- _Exercise task_
For every line in the data below that contains "with", copy the line.

- _Information provided_
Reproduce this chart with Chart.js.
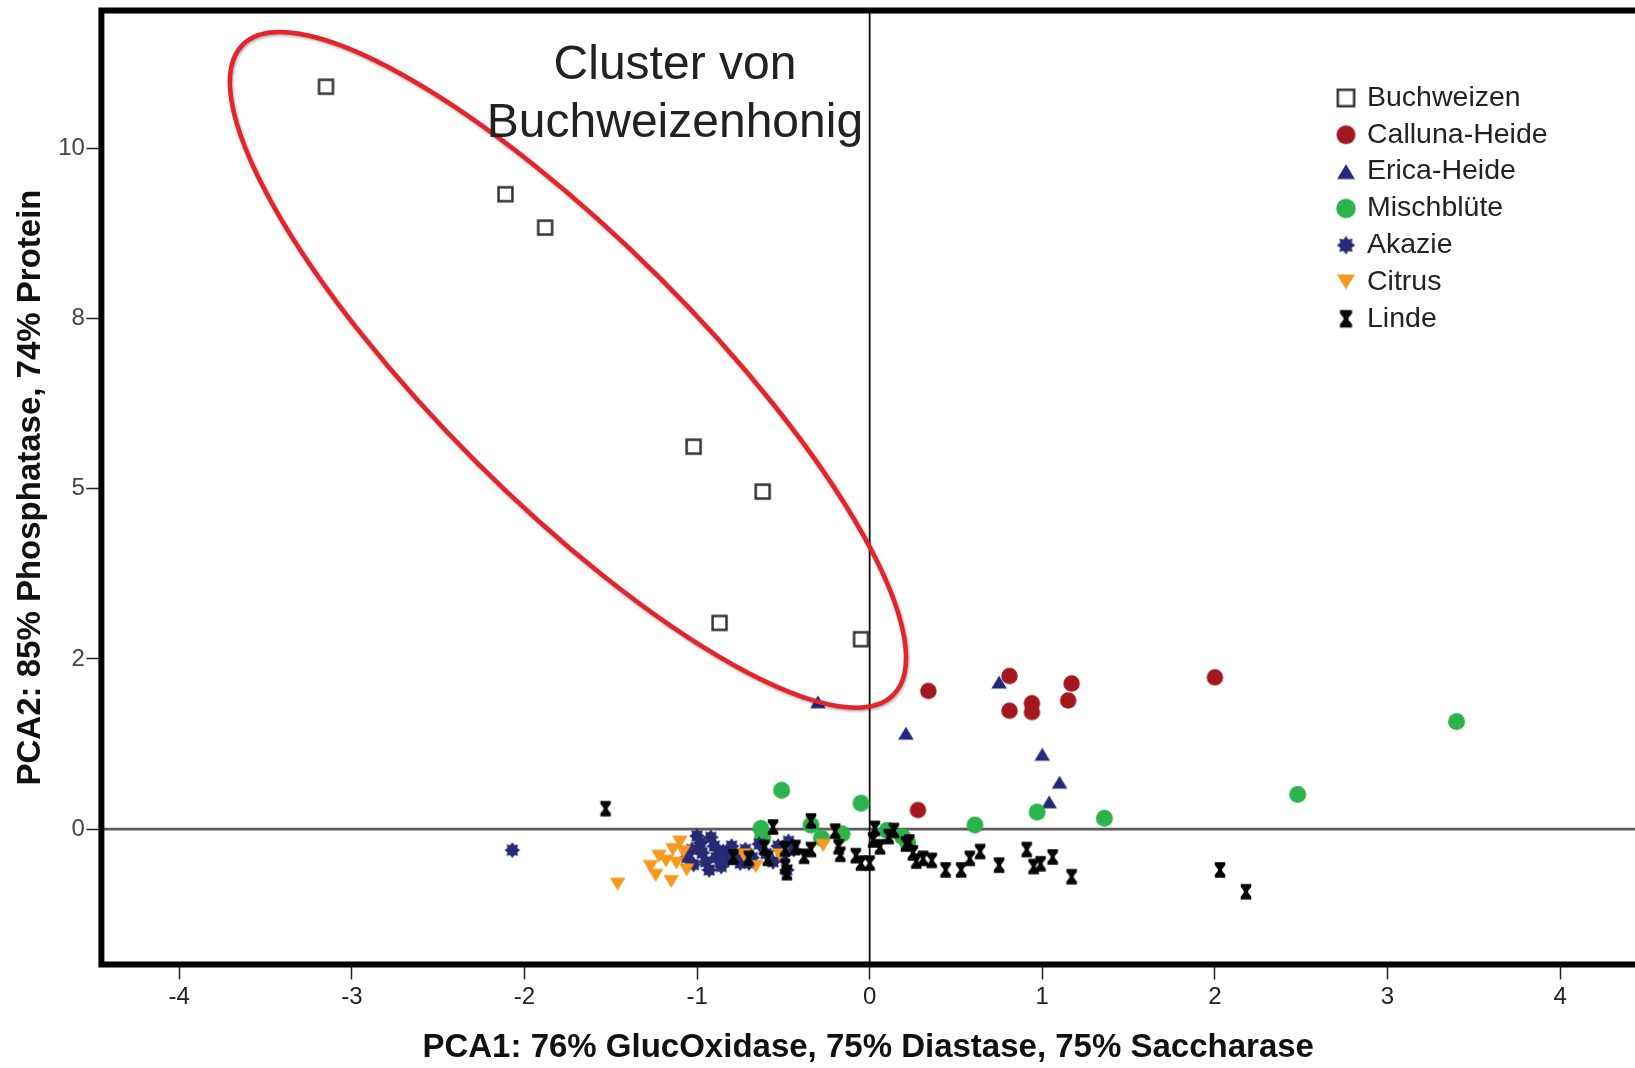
<!DOCTYPE html>
<html>
<head>
<meta charset="utf-8">
<script src="https://cdn.jsdelivr.net/npm/chart.js@4.4.1/dist/chart.umd.min.js"></script>
<style>
  html, body { margin:0; padding:0; background:#fff; overflow:hidden; }
  #wrap { width:1635px; height:1068px; }
  canvas { display:block; }
</style>
</head>
<body>
<div id="wrap"><canvas id="pca" width="1635" height="1068"></canvas></div>
<script>
// ── Data ─────────────────────────────────────
const seriesNames = ['Buchweizen', 'Calluna-Heide', 'Erica-Heide', 'Mischblüte', 'Akazie', 'Citrus', 'Linde'];

const buchweizen = [[-3.15,10.91],[-2.11,9.33],[-1.88,8.84],[-1.02,5.62],[-0.62,4.96],[-0.87,3.03],[-0.05,2.79]];
const calluna = [[0.34,2.03],[0.81,2.25],[0.81,1.74],[0.94,1.85],[0.94,1.72],[1.17,2.14],[1.15,1.89],[2.00,2.23],[0.28,0.28]];
const erica = [[-0.30,1.87],[0.75,2.16],[0.21,1.41],[1.00,1.10],[1.10,0.69],[1.04,0.40]];
const mischbluete = [[3.40,1.58],[2.48,0.51],[1.36,0.16],[0.97,0.25],[0.61,0.06],[-0.05,0.38],[-0.51,0.57],
  [-0.63,0.01],[-0.62,-0.12],[-0.34,0.06],[-0.28,-0.13],[-0.16,-0.07],[0.10,-0.02],[0.19,-0.11],[0.22,-0.20]];
const akazie = [[-2.07,-0.31],[-1.00,-0.10],[-0.98,-0.20],[-1.03,-0.30],[-1.06,-0.42],[-1.02,-0.52],[-0.97,-0.35],
  [-0.95,-0.48],[-0.93,-0.60],[-0.90,-0.25],[-0.89,-0.42],[-0.86,-0.55],[-0.85,-0.33],[-0.82,-0.45],[-0.80,-0.25],
  [-0.77,-0.38],[-0.75,-0.50],[-0.72,-0.30],[-0.68,-0.42],[-0.64,-0.22],[-0.60,-0.36],[-0.56,-0.48],[-0.53,-0.25],
  [-0.50,-0.38],[-0.47,-0.18],[-0.48,-0.60],[-0.44,-0.30],[-0.92,-0.12],[-0.70,-0.50]];
const citrus = [[-1.46,-0.81],[-1.27,-0.55],[-1.24,-0.68],[-1.15,-0.77],[-1.18,-0.47],[-1.22,-0.40],[-1.14,-0.30],
  [-1.10,-0.19],[-1.08,-0.33],[-1.06,-0.60],[-1.12,-0.50],[-0.73,-0.38],[-0.66,-0.55],[-0.52,-0.38],[-0.27,-0.24]];
const linde = [[-1.53,0.30],[-0.79,-0.41],[-0.70,-0.43],[-0.61,-0.27],[-0.59,-0.43],[-0.56,0.03],[-0.49,-0.29],
  [-0.49,-0.55],[-0.48,-0.64],[-0.43,-0.27],[-0.38,-0.40],[-0.34,-0.30],[-0.34,0.12],[-0.20,-0.03],[-0.18,-0.26],
  [-0.17,-0.37],[-0.08,-0.39],[-0.05,-0.50],[0.00,-0.50],[0.03,0.01],[0.02,-0.16],[0.06,-0.26],[0.11,-0.11],
  [0.14,-0.02],[0.21,-0.22],[0.23,-0.19],[0.25,-0.35],[0.27,-0.47],[0.31,-0.43],[0.36,-0.46],[0.44,-0.60],
  [0.53,-0.60],[0.58,-0.43],[0.64,-0.33],[0.75,-0.53],[0.91,-0.30],[0.95,-0.55],[0.99,-0.51],[1.06,-0.41],
  [1.17,-0.70],[2.03,-0.60],[2.18,-0.92]];

const xTickValues = [-4, -3, -2, -1, 0, 1, 2, 3, 4];
const yTickValues = [0, 2.5, 5, 7.5, 10];
const yTickLabels = ['0', '2', '5', '8', '10'];

const xTitle = 'PCA1: 76% GlucOxidase, 75% Diastase, 75% Saccharase';
const yTitle = 'PCA2: 85% Phosphatase, 74% Protein';
const clusterText = ['Cluster von', 'Buchweizenhonig'];

// ── Styles ───────────────────────────────────
const font = "'Liberation Sans', Arial, Helvetica, sans-serif";
const markerStyles = [
  {kind:'square',    color:'#333333', size:16.5},
  {kind:'circle',    color:'#a3181e', size:16.5},
  {kind:'triUp',     color:'#222a7c', size:15.5},
  {kind:'circle',    color:'#2db34b', size:17},
  {kind:'star',      color:'#272a74', size:16},
  {kind:'triDown',   color:'#f59920', size:15.5},
  {kind:'hourglass', color:'#050505', size:17.5}
];
// annotation: ellipse given by its major-axis ends (data units) + minor half-axis (px)
const clusterEllipse = {from:[-3.633, 11.526], to:[0.137, 1.972], minor:130};
const clusterLabel = {x:-1.128, y:[11.025, 10.167]};
const legendBox = {x:1346, y:98, row:36.8, gap:21};

function makeMarker(kind, color, s) {
  const n = Math.ceil(s + 4), c = document.createElement('canvas');
  c.width = n; c.height = n;
  const g = c.getContext('2d'), m = n / 2, r = s / 2;
  g.fillStyle = color; g.strokeStyle = color;
  if (kind === 'square') {
    const h = r - 1.3;
    g.fillStyle = '#fff'; g.fillRect(m - h, m - h, 2 * h, 2 * h);
    g.lineWidth = 2.5; g.strokeRect(m - h, m - h, 2 * h, 2 * h);
    return c;
  }
  g.beginPath();
  if (kind === 'circle') {
    g.arc(m, m, r, 0, Math.PI * 2);
  } else if (kind === 'triUp' || kind === 'triDown') {
    const d = kind === 'triUp' ? 1 : -1, hh = r * 0.85;
    g.moveTo(m, m - d * hh); g.lineTo(m + r, m + d * hh); g.lineTo(m - r, m + d * hh);
  } else if (kind === 'star') {
    for (let i = 0; i < 16; i++) {
      const a = i * Math.PI / 8 - Math.PI / 2, rr = i % 2 ? r * 0.68 : r;
      g.lineTo(m + rr * Math.cos(a), m + rr * Math.sin(a));
    }
  } else if (kind === 'hourglass') {
    const w = r * 0.6, h = r * 0.88, bar = h * 0.38, wa = w * 0.42, wy = h * 0.12;
    const pts = [[-w,-h],[w,-h],[w,-h+bar],[wa,-wy],[wa,wy],[w,h-bar],[w,h],[-w,h],[-w,h-bar],[-wa,wy],[-wa,-wy],[-w,-h+bar]];
    pts.forEach(p => g.lineTo(m + p[0], m + p[1]));
  }
  g.closePath(); g.fill();
  return c;
}

const plotMarkers = markerStyles.map(st => makeMarker(st.kind, st.color, st.size));
const legendMarkers = markerStyles.map(st => makeMarker(st.kind, st.color, st.size * 1.15));

const seriesData = [buchweizen, calluna, erica, mischbluete, akazie, citrus, linde];
const datasets = seriesData.map((pts, i) => ({
  label: seriesNames[i],
  data: pts.map(p => ({x: p[0], y: p[1]})),
  pointStyle: plotMarkers[i],
  pointRadius: 8,
  order: seriesData.length - i
}));

// ── Decorations: zero lines, frame, ellipse, text, legend ─────
const pcaDecor = {
  id: 'pcaDecor',
  beforeDatasetsDraw(chart) {
    const {ctx, chartArea: a, scales: {x, y}} = chart;
    ctx.save();
    const y0 = y.getPixelForValue(0), x0 = x.getPixelForValue(0);
    ctx.strokeStyle = '#5a5a5a'; ctx.lineWidth = 2.6;
    ctx.beginPath(); ctx.moveTo(a.left, y0); ctx.lineTo(a.right, y0); ctx.stroke();
    ctx.strokeStyle = '#111'; ctx.lineWidth = 1.8;
    ctx.beginPath(); ctx.moveTo(x0, a.top); ctx.lineTo(x0, a.bottom); ctx.stroke();
    ctx.restore();
  },
  afterDatasetsDraw(chart) {
    const {ctx, chartArea: a, scales: {x, y}} = chart;
    ctx.save();

    // ellipse round the buckwheat cluster
    const p1 = {x: x.getPixelForValue(clusterEllipse.from[0]), y: y.getPixelForValue(clusterEllipse.from[1])};
    const p2 = {x: x.getPixelForValue(clusterEllipse.to[0]), y: y.getPixelForValue(clusterEllipse.to[1])};
    const rot = Math.atan2(p2.y - p1.y, p2.x - p1.x);
    ctx.save();
    ctx.shadowColor = 'rgba(0,0,0,0.35)'; ctx.shadowBlur = 3; ctx.shadowOffsetX = 1; ctx.shadowOffsetY = 1.5;
    ctx.strokeStyle = '#e5232b'; ctx.lineWidth = 4.5;
    ctx.beginPath();
    ctx.ellipse((p1.x + p2.x) / 2, (p1.y + p2.y) / 2, Math.hypot(p2.x - p1.x, p2.y - p1.y) / 2, clusterEllipse.minor, rot, 0, Math.PI * 2);
    ctx.stroke();
    ctx.restore();

    // cluster label
    ctx.fillStyle = '#222'; ctx.font = '48px ' + font;
    ctx.textAlign = 'center'; ctx.textBaseline = 'alphabetic';
    clusterText.forEach((t, i) => ctx.fillText(t, x.getPixelForValue(clusterLabel.x), y.getPixelForValue(clusterLabel.y[i])));

    // frame (right side is cut off in the original)
    ctx.strokeStyle = '#000'; ctx.lineWidth = 6; ctx.lineJoin = 'miter';
    ctx.beginPath();
    ctx.moveTo(a.right + 10, a.top); ctx.lineTo(a.left, a.top);
    ctx.lineTo(a.left, a.bottom); ctx.lineTo(a.right + 10, a.bottom);
    ctx.stroke();

    // legend
    ctx.font = '28.5px ' + font; ctx.textAlign = 'left'; ctx.textBaseline = 'middle'; ctx.fillStyle = '#222';
    chart.data.datasets.forEach((ds, i) => {
      const yy = legendBox.y + i * legendBox.row, img = legendMarkers[i];
      ctx.drawImage(img, legendBox.x - img.width / 2, yy - img.height / 2);
      ctx.fillText(ds.label, legendBox.x + legendBox.gap, yy);
    });
    ctx.restore();
  }
};

// ── Chart ────────────────────────────────────
new Chart(document.getElementById('pca'), {
  type: 'scatter',
  data: {datasets},
  options: {
    responsive: false, animation: false, events: [],
    layout: {autoPadding: false, padding: {top: 10.5, right: 0, bottom: 0, left: 0}},
    plugins: {legend: {display: false}, tooltip: {enabled: false}},
    scales: {
      x: {
        type: 'linear', min: -4.451, max: 4.434,
        afterBuildTicks: s => { s.ticks = xTickValues.map(v => ({value: v})); },
        afterFit: s => { s.height = 103.5; s.paddingLeft = 0; s.paddingRight = 0; },
        grid: {drawOnChartArea: false, tickLength: 15, tickColor: '#222', tickWidth: 1.5},
        border: {display: false},
        ticks: {color: '#222', font: {family: font, size: 24}, padding: 3, maxRotation: 0, autoSkip: false},
        title: {display: true, text: xTitle, color: '#111', font: {family: font, size: 33, weight: 'bold'}, padding: {top: 0, bottom: 0}}
      },
      y: {
        type: 'linear', min: -1.99, max: 12.03,
        afterBuildTicks: s => { s.ticks = yTickValues.map(v => ({value: v})); },
        afterFit: s => { s.width = 101.4; s.paddingTop = 0; s.paddingBottom = 0; },
        grid: {drawOnChartArea: false, tickLength: 15, tickColor: '#222', tickWidth: 1.5},
        border: {display: false},
        ticks: {color: '#444', font: {family: font, size: 24}, padding: 1.5, autoSkip: false,
          callback: (v) => yTickLabels[yTickValues.indexOf(v)]},
        title: {display: true, text: yTitle, color: '#111', font: {family: font, size: 33, weight: 'bold'}, padding: {top: 11, bottom: 0}}
      }
    }
  },
  plugins: [pcaDecor]
});
</script>
</body>
</html>
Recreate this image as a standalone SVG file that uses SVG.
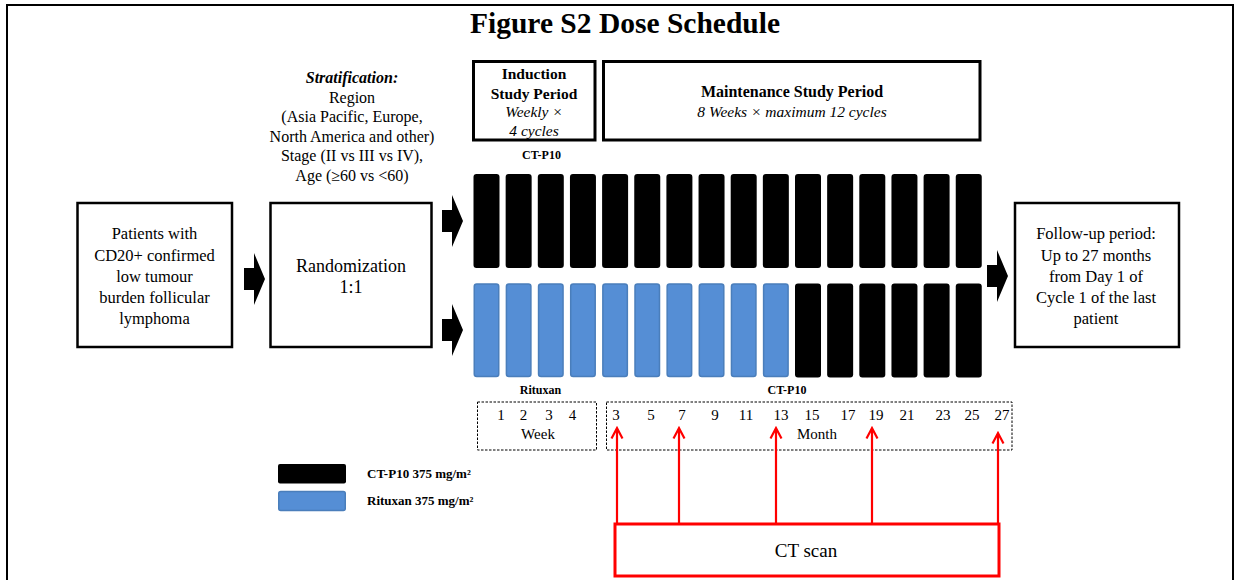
<svg xmlns="http://www.w3.org/2000/svg" xmlns:xlink="http://www.w3.org/1999/xlink" width="1240" height="580" viewBox="0 0 1240 580">
<style>
text { font-family: "Liberation Serif", "Times New Roman", serif; fill: #000; }
.box { fill: #fff; stroke: #000; stroke-width: 2.5; }
.pbox { fill: #fff; stroke: #000; stroke-width: 3; }
.t16 { font-size: 16px; text-anchor: middle; }
.t17 { font-size: 16.5px; text-anchor: middle; }
.t18 { font-size: 18px; text-anchor: middle; }
.hb { font-size: 15.5px; font-weight: bold; text-anchor: middle; }
.hi { font-size: 15.5px; font-style: italic; text-anchor: middle; }
.lab { font-size: 12px; font-weight: bold; text-anchor: middle; }
.leg { font-size: 13px; font-weight: bold; }
.num { font-size: 15px; text-anchor: middle; }
.dash { fill: #fff; stroke: #000; stroke-width: 1; stroke-dasharray: 2.5 1.5; }
.blk { fill: #000; }
.blu { fill: #558ed5; stroke: #4a7ebb; stroke-width: 1.5; }
.red { fill: none; stroke: #ff0000; stroke-width: 2.2; }
.redbox { fill: #fff; stroke: #ff0000; stroke-width: 3; }
</style>
<defs>
<path id="barrow" d="M0,-11 L10,-11 L10,-26 L21,0 L10,26 L10,11 L0,11 Z" fill="#000"/>
<rect id="bar" width="26" height="94" rx="3"/>
</defs>
<rect x="0" y="0" width="1240" height="580" fill="#fff"/>
<rect x="7" y="5" width="1226" height="600" fill="none" stroke="#000" stroke-width="2"/>
<text x="625" y="33" style="font-size:29.5px;font-weight:bold;text-anchor:middle">Figure S2 Dose Schedule</text>

<g id="stratification">
<text x="352" y="83" class="t16" style="font-weight:bold;font-style:italic">Stratification:</text>
<text x="352" y="102.5" class="t16">Region</text>
<text x="352" y="122" class="t16">(Asia Pacific, Europe,</text>
<text x="352" y="141.5" class="t16">North America and other)</text>
<text x="352" y="161" class="t16">Stage (II vs III vs IV),</text>
<text x="352" y="180.5" class="t16">Age (≥60 vs &lt;60)</text>
</g>

<g id="induction">
<rect x="473.5" y="61.5" width="121.5" height="78.5" class="pbox"/>
<text x="534" y="79" class="hb">Induction</text>
<text x="534" y="98.5" class="hb">Study Period</text>
<text x="534" y="117" class="hi">Weekly  ×</text>
<text x="534" y="135.5" class="hi">4 cycles</text>
</g>

<g id="maintenance">
<rect x="603.5" y="61.5" width="376.5" height="78.5" class="pbox"/>
<text x="792" y="97" class="hb" style="font-size:16px">Maintenance Study Period</text>
<text x="792" y="117" class="hi">8 Weeks × maximum 12 cycles</text>
</g>

<g id="patients">
<rect x="77.5" y="203" width="154.5" height="144" class="box"/>
<text x="154.5" y="239" class="t17">Patients  with</text>
<text x="154.5" y="260.5" class="t17">CD20+ confirmed</text>
<text x="154.5" y="281.5" class="t17">low tumour</text>
<text x="154.5" y="303" class="t17">burden follicular</text>
<text x="154.5" y="324" class="t17">lymphoma</text>
</g>

<g id="randomization">
<rect x="270.5" y="203" width="161" height="144" class="box"/>
<text x="351" y="271.5" class="t18">Randomization</text>
<text x="351" y="292.5" class="t18">1:1</text>
</g>

<g id="followup">
<rect x="1015" y="203" width="164" height="144" class="box"/>
<text x="1096" y="239" class="t17">Follow-up period:</text>
<text x="1096" y="260.5" class="t17">Up to 27 months</text>
<text x="1096" y="281.5" class="t17">from Day 1 of</text>
<text x="1096" y="303" class="t17">Cycle 1 of the last</text>
<text x="1096" y="324" class="t17">patient</text>
</g>

<g id="arm-ctp10">
<text x="541.5" y="159" class="lab">CT-P10</text>
<use xlink:href="#bar" href="#bar" x="473.5" y="174" class="blk"/>
<use xlink:href="#bar" href="#bar" x="505.65" y="174" class="blk"/>
<use xlink:href="#bar" href="#bar" x="537.8" y="174" class="blk"/>
<use xlink:href="#bar" href="#bar" x="569.95" y="174" class="blk"/>
<use xlink:href="#bar" href="#bar" x="602.1" y="174" class="blk"/>
<use xlink:href="#bar" href="#bar" x="634.25" y="174" class="blk"/>
<use xlink:href="#bar" href="#bar" x="666.4" y="174" class="blk"/>
<use xlink:href="#bar" href="#bar" x="698.55" y="174" class="blk"/>
<use xlink:href="#bar" href="#bar" x="730.7" y="174" class="blk"/>
<use xlink:href="#bar" href="#bar" x="762.85" y="174" class="blk"/>
<use xlink:href="#bar" href="#bar" x="795" y="174" class="blk"/>
<use xlink:href="#bar" href="#bar" x="827.15" y="174" class="blk"/>
<use xlink:href="#bar" href="#bar" x="859.3" y="174" class="blk"/>
<use xlink:href="#bar" href="#bar" x="891.45" y="174" class="blk"/>
<use xlink:href="#bar" href="#bar" x="923.6" y="174" class="blk"/>
<use xlink:href="#bar" href="#bar" x="955.75" y="174" class="blk"/>
</g>

<g id="arm-rituxan">
<rect x="474.25" y="284" width="24.5" height="92.5" rx="2.5" class="blu"/>
<rect x="506.4" y="284" width="24.5" height="92.5" rx="2.5" class="blu"/>
<rect x="538.55" y="284" width="24.5" height="92.5" rx="2.5" class="blu"/>
<rect x="570.7" y="284" width="24.5" height="92.5" rx="2.5" class="blu"/>
<rect x="602.85" y="284" width="24.5" height="92.5" rx="2.5" class="blu"/>
<rect x="635" y="284" width="24.5" height="92.5" rx="2.5" class="blu"/>
<rect x="667.15" y="284" width="24.5" height="92.5" rx="2.5" class="blu"/>
<rect x="699.3" y="284" width="24.5" height="92.5" rx="2.5" class="blu"/>
<rect x="731.45" y="284" width="24.5" height="92.5" rx="2.5" class="blu"/>
<rect x="763.6" y="284" width="24.5" height="92.5" rx="2.5" class="blu"/>
<use xlink:href="#bar" href="#bar" x="795" y="283.5" class="blk"/>
<use xlink:href="#bar" href="#bar" x="827.15" y="283.5" class="blk"/>
<use xlink:href="#bar" href="#bar" x="859.3" y="283.5" class="blk"/>
<use xlink:href="#bar" href="#bar" x="891.45" y="283.5" class="blk"/>
<use xlink:href="#bar" href="#bar" x="923.6" y="283.5" class="blk"/>
<use xlink:href="#bar" href="#bar" x="955.75" y="283.5" class="blk"/>
<text x="540.5" y="394" class="lab">Rituxan</text>
<text x="787" y="394" class="lab">CT-P10</text>
</g>

<g id="week-axis">
<rect x="477.5" y="402" width="119" height="48" class="dash"/>
<text x="501" y="420" class="num">1</text>
<text x="523.5" y="420" class="num">2</text>
<text x="549" y="420" class="num">3</text>
<text x="572.5" y="420" class="num">4</text>
<text x="538" y="438.5" class="num">Week</text>
</g>

<g id="month-axis">
<rect x="606.5" y="402" width="405.5" height="48" class="dash"/>
<text x="616" y="420" class="num">3</text>
<text x="651" y="420" class="num">5</text>
<text x="682" y="420" class="num">7</text>
<text x="715" y="420" class="num">9</text>
<text x="746" y="420" class="num">11</text>
<text x="781" y="420" class="num">13</text>
<text x="812" y="420" class="num">15</text>
<text x="848" y="420" class="num">17</text>
<text x="876" y="420" class="num">19</text>
<text x="907" y="420" class="num">21</text>
<text x="943" y="420" class="num">23</text>
<text x="972" y="420" class="num">25</text>
<text x="1002" y="420" class="num">27</text>
<text x="817" y="438.5" class="num">Month</text>
</g>

<g id="legend">
<rect x="278" y="464" width="68" height="19.5" rx="2" class="blk"/>
<rect x="278.75" y="491.5" width="66.5" height="19" rx="2" class="blu"/>
<text x="367" y="477.5" class="leg">CT-P10 375 mg/m²</text>
<text x="367" y="505" class="leg">Rituxan 375 mg/m²</text>
</g>

<g id="ct-scan">
<rect x="615" y="524" width="384" height="52" class="redbox"/>
<text x="806" y="556.5" style="font-size:19px;text-anchor:middle">CT scan</text>
</g>

<g id="connectors">
<use xlink:href="#barrow" href="#barrow" x="244" y="279"/>
<use xlink:href="#barrow" href="#barrow" x="442" y="221"/>
<use xlink:href="#barrow" href="#barrow" x="442" y="330"/>
<use xlink:href="#barrow" href="#barrow" x="987" y="276"/>
<path class="red" d="M617,524 V428 M611.5,438.5 L617,428 L622.5,438.5"/>
<path class="red" d="M679,524 V428 M673.5,438.5 L679,428 L684.5,438.5"/>
<path class="red" d="M776,524 V428 M770.5,438.5 L776,428 L781.5,438.5"/>
<path class="red" d="M872,524 V428 M866.5,438.5 L872,428 L877.5,438.5"/>
<path class="red" d="M998,524 V433 M992.5,443.5 L998,433 L1003.5,443.5"/>
</g>
</svg>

- _Reply to the task_
Reproduce this chart with Chart.js.
<text x="154.5" y="239" class="t17">Patients  with</text>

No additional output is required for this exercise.